Vers une protection définitive de la réserve faunique en Alaska ?

Vue aérienne de la réserve faunique nationale de l’Arctique. (Gracieuseté: Danielle Brigida/USFWS)

Plus de deux ans après la suspension de leurs baux dans l’Arctic National Wildlife Refuge (ANWR) aussi appelé réserve faunique nationale de l’Arctique en Alaska, la compagnie Alaska Industrial Development and Export Authority (AIDEA) a vu ses sept concessions pétrolières et gazières annulées le 6 septembre 2023 par Deb Haaland, secrétaire aux Affaires intérieures des États-Unis. Ces concessions couvrent plus de 1416 kilomètres carrés dans les plaines côtières au bord de la mer de Beaufort.

D’une superficie de près de 77 000 kilomètres carrés, cette région qui attise les convoitises des compagnies d’exploration pétrolières depuis plusieurs décennies n’abrite pas que des hydrocarbures. Elle est aussi le refuge de la harde de caribous Porcupine où les femelles mettent bas.

La réserve faunique est au cœur d’une lutte menée par la nation Gwich’in en Alaska, au Yukon et aux TNO depuis 1988, année de la création du Comité directeur des Gwich’in (Gwich’in Steering Comittee) dont le but est de stopper l’exploration pétrolière et gazière dans cette région afin qu’une protection définitive soit déclarée par le gouvernement des États-Unis.

Pour le gouvernement Vuntut Gwich’in au Canada, cette décision est un pas dans la bonne direction, mais des actions au long terme doivent encore être menées.

« Alors que (l’administration Trump) avait accéléré le processus (d’exploration) et ignoré nos droits tout en tentant de nous réduire au silence, la décision d’aujourd’hui constitue une autre étape importante vers la protection à court terme de ces terres sacrées et d’importance mondiale. À plus long terme, le gouvernement des Gwich’in Vuntut et nos partenaires, alliés et amis ne se reposeront pas tant que des mesures législatives ne seront pas prises pour protéger la plaine côtière au profit de toutes les générations futures, » peut-on lire dans un communiqué de presse du 7 septembre 2023.

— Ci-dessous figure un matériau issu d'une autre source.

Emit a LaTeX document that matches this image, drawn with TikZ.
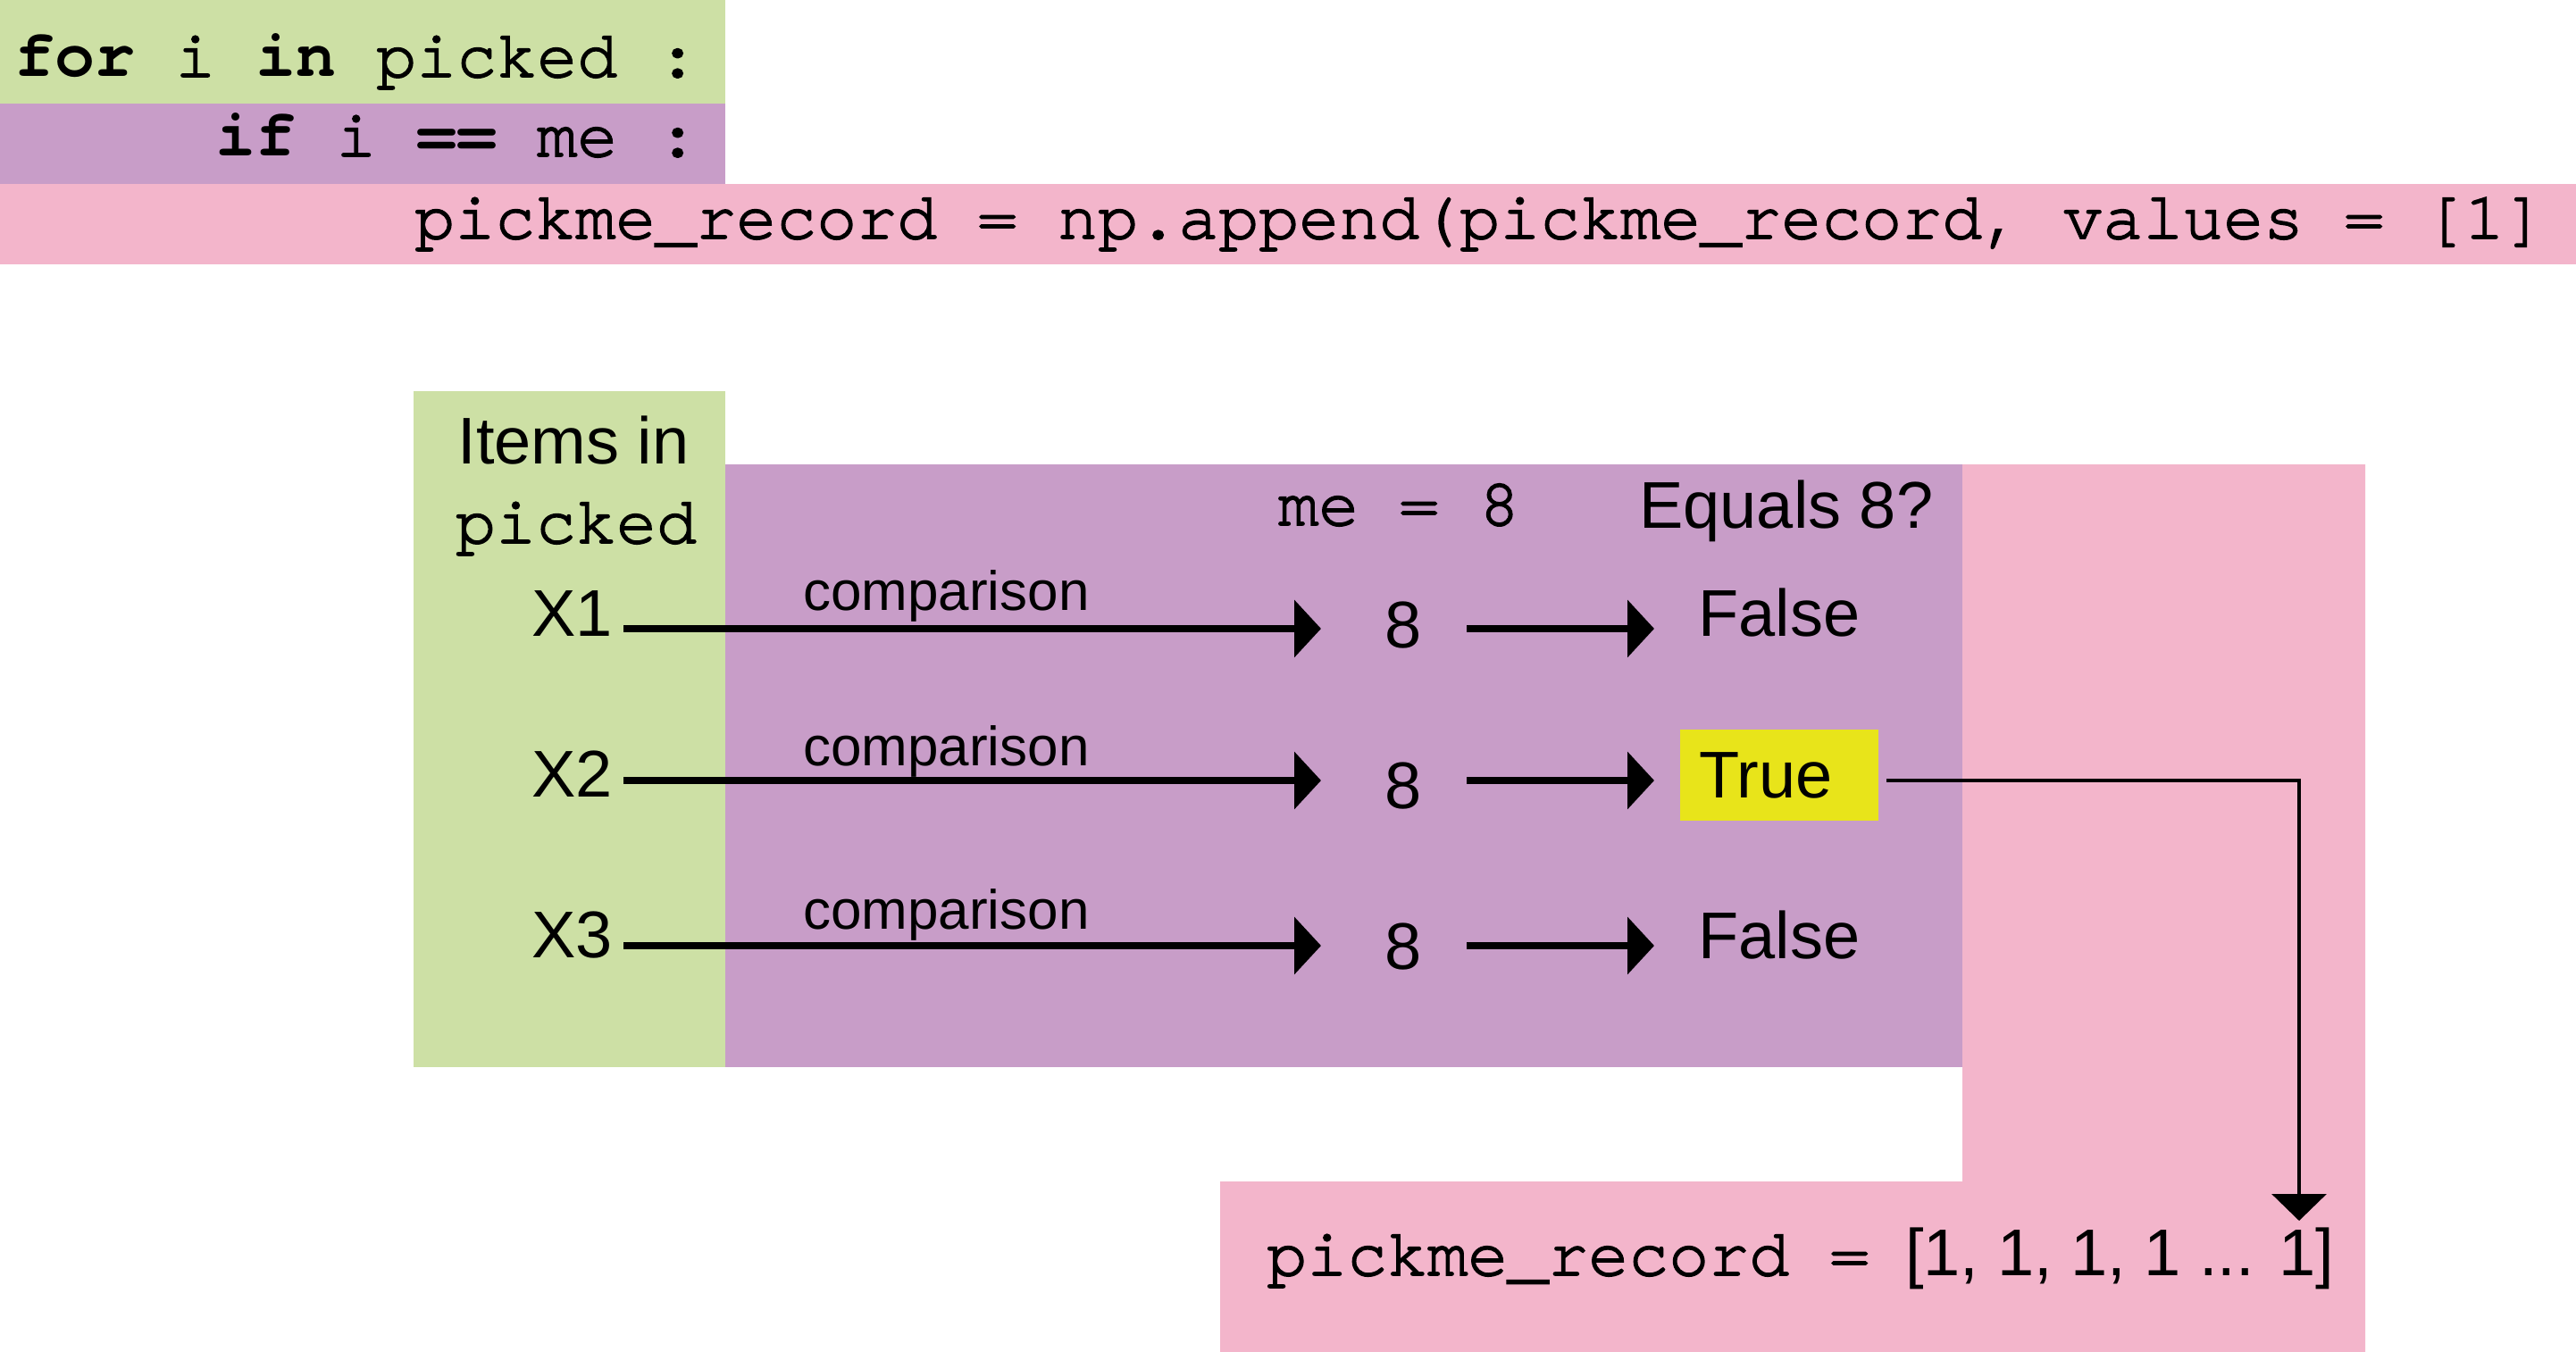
\documentclass[tikz,border=0pt]{standalone}
\usepackage{fontspec}
\setmainfont{Liberation Sans}
\setmonofont{TeX Gyre Cursor}[UprightFeatures={FakeBold=2.3}]
\usetikzlibrary{arrows.meta}
\definecolor{cgreen}{HTML}{CDE0A5}
\definecolor{cpurple}{HTML}{C89DC8}
\definecolor{cpink}{HTML}{F3B5CB}
\definecolor{cyellow}{HTML}{E8E41A}
\begin{document}
\begin{tikzpicture}[x=1pt,y=-1pt,
  sanstxt/.style={inner sep=0pt, font=\fontsize{74}{80}\selectfont},
  monotxt/.style={inner sep=0pt, font=\fontsize{75}{80}\selectfont\ttfamily},
  smalltxt/.style={inner sep=0pt, font=\fontsize{62}{68}\selectfont},
  bigarrow/.style={line width=8pt, -{Triangle[length=30pt,width=63pt]}},
  thinarrow/.style={line width=3.5pt, -{Triangle[length=30pt,width=61pt]}},
]
\useasboundingbox (0,0) rectangle (2884,1514);
% top code backgrounds
\fill[cgreen]  (0,0)   rectangle (812,116);
\fill[cpurple] (0,116) rectangle (812,206);
\fill[cpink]   (0,206) rectangle (2884,296);
% middle backgrounds
\fill[cgreen]  (463,438) rectangle (812,1195);
\fill[cpurple] (812,520) rectangle (2197,1195);
\fill[cpink] (2197,520) -- (2648,520) -- (2648,1514) -- (1366,1514) -- (1366,1323) -- (2197,1323) -- cycle;

% code lines
\node[monotxt, anchor=base west] (code1) at (16,86) {\textbf{for} i \textbf{in} picked :};
\node[monotxt, anchor=base west] (code2) at (241,175) {\textbf{if} i \textbf{==} me :};
\node[monotxt, anchor=base west] (code3) at (464,267) {pickme\_record = np.append(pickme\_record, values = [1]};

% headers
\node[sanstxt, anchor=base] (items) at (642,519) {Items in};
\node[monotxt, anchor=base] (picked) at (645,608) {picked};
\node[monotxt, anchor=base west] (me) at (1431,588) {me = 8};
\node[sanstxt, anchor=base west] (equals) at (1835,591) {Equals 8?};

% rows
\node[sanstxt, anchor=base east] (X1) at (686,712) {X1};
\node[sanstxt, anchor=base east] (X2) at (686,892) {X2};
\node[sanstxt, anchor=base east] (X3) at (686,1072) {X3};

\node[smalltxt, anchor=base west] (cmp1) at (899,683) {comparison};
\node[smalltxt, anchor=base west] (cmp2) at (899,857) {comparison};
\node[smalltxt, anchor=base west] (cmp3) at (899,1040) {comparison};

\node[sanstxt, anchor=base] (eight1) at (1571,725) {8};
\node[sanstxt, anchor=base] (eight2) at (1571,905) {8};
\node[sanstxt, anchor=base] (eight3) at (1571,1085) {8};

\node[sanstxt, anchor=base west] (false1) at (1901,712) {False};
\node[fill=cyellow, inner sep=0pt, minimum width=222pt, minimum height=102pt, anchor=north west] (truebox) at (1881,817) {};
\node[sanstxt, anchor=base west] (true) at (1902,893) {True};
\node[sanstxt, anchor=base west] (false3) at (1901,1073) {False};

% arrow end points
\coordinate (s1) at (698,704);  \coordinate (e1) at (1479,704);
\coordinate (s2) at (698,874);  \coordinate (e2) at (1479,874);
\coordinate (s3) at (698,1059); \coordinate (e3) at (1479,1059);
\coordinate (t1) at (1642,704);  \coordinate (u1) at (1852,704);
\coordinate (t2) at (1642,874);  \coordinate (u2) at (1852,874);
\coordinate (t3) at (1642,1059); \coordinate (u3) at (1852,1059);

\draw[bigarrow] (s1) -- (e1);
\draw[bigarrow] (s2) -- (e2);
\draw[bigarrow] (s3) -- (e3);
\draw[bigarrow] (t1) -- (u1);
\draw[bigarrow] (t2) -- (u2);
\draw[bigarrow] (t3) -- (u3);

% result
\node[monotxt, anchor=base west] (result) at (1418,1428) {pickme\_record =};
\node[sanstxt, anchor=base west] (resultvals) at (2133,1428) {[1, 1, 1, 1 ... 1]};
\coordinate (start) at (2112,874);
\coordinate (recv) at (2574,1367);
\draw[thinarrow] (start) -| (recv);
\end{tikzpicture}
\end{document}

Pauline Frost, chef de la Première Nation Vuntut Gwich’in au Yukon, a rappelé que le peuple Gwich’in a mis en garde depuis des décennies contre les effets sur la harde de caribous Porcupine si des forages étaient autorisés dans la plaine côtière de la réserve faunique nationale de l’Arctique.

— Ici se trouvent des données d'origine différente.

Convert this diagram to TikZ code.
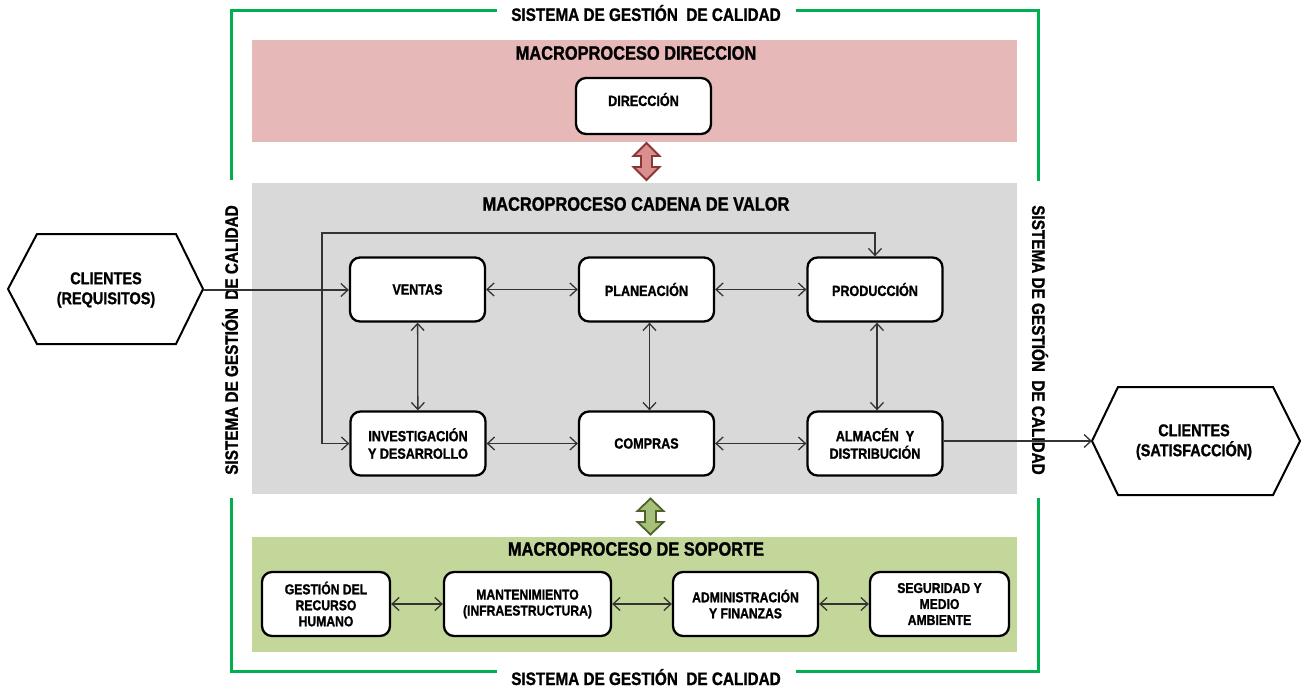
\documentclass[tikz,border=0pt]{standalone}
\usepackage{fontspec}
\setmainfont{Liberation Sans}[FakeStretch=0.85, BoldFeatures={FakeBold=1.2}]
\usetikzlibrary{arrows.meta,calc}

\definecolor{frameGreen}{HTML}{00B050}
\definecolor{dirPink}{HTML}{E6B8B7}
\definecolor{chainGray}{HTML}{D9D9D9}
\definecolor{supGreen}{HTML}{C4D79B}
\definecolor{pinkArrowFill}{HTML}{D98F8D}
\definecolor{pinkArrowLine}{HTML}{8C3634}
\definecolor{greenArrowFill}{HTML}{A6C07A}
\definecolor{greenArrowLine}{HTML}{4F6228}
\definecolor{linkGray}{HTML}{333333}

\begin{document}
\begin{tikzpicture}[x=1pt,y=-1pt,
  band/.style={draw=none, inner sep=0pt, minimum width=765pt},
  bandtitle/.style={font=\bfseries\fontsize{19.3}{21}\selectfont},
  qms/.style={font=\bfseries\fontsize{18}{20}\selectfont, inner sep=0pt},
  frameline/.style={draw=frameGreen, line width=3pt},
  procbox/.style={draw=black, line width=2.3pt, rounded corners=10pt, fill=white,
    align=center, inner sep=0pt, minimum width=135pt, minimum height=64pt,
    font=\bfseries\fontsize{14.8}{17.5}\selectfont},
  supbox/.style={procbox, font=\bfseries\fontsize{14.3}{16}\selectfont},
  hexline/.style={draw=black, line width=2pt, line join=miter, fill=white},
  hextext/.style={align=center, font=\bfseries\fontsize{17}{20}\selectfont},
  tip/.tip={Straight Barb[length=7pt,width=13pt,line width=1.3pt]},
  link/.style={draw=linkGray, line width=1.3pt, tip-tip},
  flow/.style={draw=linkGray, line width=1.3pt, -tip},
  bigarrow/.style={line width=1.8pt, line join=miter}
]
\useasboundingbox (0,0) rectangle (1307,688);

% background bands of the three macro-processes
\node[band, fill=dirPink,   minimum height=102pt] (dirband)   at (634.5,91)    {};
\node[band, fill=chainGray, minimum height=311pt] (chainband) at (634.5,338.5) {};
\node[band, fill=supGreen,  minimum height=115pt] (supband)   at (634.5,594.5) {};

\node[bandtitle] (dirtitle)   at (636,53)  {MACROPROCESO DIRECCION};
\node[bandtitle] (chaintitle) at (636,204) {MACROPROCESO CADENA DE VALOR};
\node[bandtitle] (suptitle)   at (636,549) {MACROPROCESO DE SOPORTE};

% quality management system frame
\node[qms] (qmsTop)    at (646,13)  {SISTEMA DE GESTIÓN\ \ DE CALIDAD};
\node[qms, anchor=base] (qmsBottom) at (646,685) {SISTEMA DE GESTIÓN\ \ DE CALIDAD};
\node[qms, rotate=90]  (qmsLeft)  at (230,340)  {SISTEMA DE GESTIÓN\ \ DE CALIDAD};
\node[qms, rotate=-90] (qmsRight) at (1040,340) {SISTEMA DE GESTIÓN\ \ DE CALIDAD};

\coordinate (fTL) at (231,10);
\coordinate (fTR) at (1038,10);
\coordinate (fBL) at (231,671);
\coordinate (fBR) at (1038,671);
\draw[frameline] (497,10) -- (fTL) -- (231,180);
\draw[frameline] (796,10) -- (fTR) -- (1038,181);
\draw[frameline] (231,498) -- (fBL) -- (497,671);
\draw[frameline] (1038,498) -- (fBR) -- (796,671);

% direction
\node[procbox, minimum height=56pt, text height=10pt, text depth=10pt] (direccion) at (643.5,106) {DIRECCIÓN};

% value chain
\node[procbox] (ventas)  at (417.5,289.5) {VENTAS};
\node[procbox] (plan)    at (646.5,289.5) {PLANEACIÓN};
\node[procbox] (prod)    at (875,289.5)   {PRODUCCIÓN};
\node[procbox] (inv)     at (418,443.5)   {INVESTIGACIÓN\\Y DESARROLLO};
\node[procbox] (compras) at (646.5,443.5) {COMPRAS};
\node[procbox] (alm)     at (875,443.5)   {ALMACÉN\ \ Y\\DISTRIBUCIÓN};

% support
\node[supbox, minimum width=128pt] (rrhh)  at (326,604)   {GESTIÓN DEL\\RECURSO\\HUMANO};
\node[supbox, minimum width=167pt] (mant)  at (527.5,604) {MANTENIMIENTO\\(INFRAESTRUCTURA)};
\node[supbox, minimum width=145pt] (admin) at (745.5,604) {ADMINISTRACIÓN\\Y FINANZAS};
\node[supbox, minimum width=139pt] (segur) at (939.5,604) {SEGURIDAD Y\\MEDIO\\AMBIENTE};

% customers
\draw[hexline] (8,289) -- (37,234) -- (176,234) -- (203,289) -- (176,344) -- (37,344) -- cycle;
\coordinate (reqR) at (203,290);
\node[hextext] (req) at (106,290) {CLIENTES\\(REQUISITOS)};

\draw[hexline] (1092,441) -- (1118,387) -- (1273,387) -- (1300,441) -- (1273,495) -- (1118,495) -- cycle;
\coordinate (satL) at (1092,441);
\node[hextext] (sat) at (1194,442) {CLIENTES\\(SATISFACCIÓN)};

% connectors
\draw[flow] (reqR) -- (ventas.west |- reqR);
\coordinate (loopTL) at (322,233);
\draw[link] (prod.north) |- (loopTL) |- (inv.west);
\draw[link] (ventas) -- (plan);
\draw[link] (plan) -- (prod);
\draw[link] (ventas) -- (inv);
\draw[link] ([xshift=3pt]plan.south) -- ([xshift=3pt]compras.north);
\draw[link] ([xshift=2pt]prod.south) -- ([xshift=2pt]alm.north);
\draw[link] (inv) -- (compras);
\draw[link] (compras) -- (alm);
\draw[flow] (alm.east |- satL) -- (satL);

\draw[link] (rrhh) -- (mant);
\draw[link] (mant) -- (admin);
\draw[link] (admin) -- (segur);

% block arrows between the bands
\begin{scope}[shift={(646.5,161.5)}]
  \draw[bigarrow, draw=pinkArrowLine, fill=pinkArrowFill]
    (0,-18.5) -- (13,-5.5) -- (5.5,-5.5) -- (5.5,5.5) -- (13,5.5) -- (0,18.5)
    -- (-13,5.5) -- (-5.5,5.5) -- (-5.5,-5.5) -- (-13,-5.5) -- cycle;
\end{scope}
\begin{scope}[shift={(650.5,516.5)}]
  \draw[bigarrow, draw=greenArrowLine, fill=greenArrowFill]
    (0,-18) -- (13,-5.5) -- (5.5,-5.5) -- (5.5,5.5) -- (13,5.5) -- (0,18)
    -- (-13,5.5) -- (-5.5,5.5) -- (-5.5,-5.5) -- (-13,-5.5) -- cycle;
\end{scope}
\end{tikzpicture}
\end{document}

La harde de carbous Porcupine est évaluée à entre 202,000 et 235,000 animaux.(USFWS/via Associated Press)

« Ce message a clairement trouvé un écho auprès des gens partout aux États-Unis, au Canada et dans le monde entier. Je voudrais dire Hai’ Choo (merci) au président Biden et à la secrétaire Halland de nous avoir entendu. Vous avez démontré par votre action que les voix de nos ainés Gwich’in et l’avenir de nos enfants et petits-enfants comptent. Nous attendons avec impatience votre soutien continu alors que nous recherchons des protections permanentes pour ces terres sacrées, » a-t-elle déclaré.

De son côté, le Comité directeur des Gwich’in a salué cette décision dans une déclaration du 6 septembre 2023.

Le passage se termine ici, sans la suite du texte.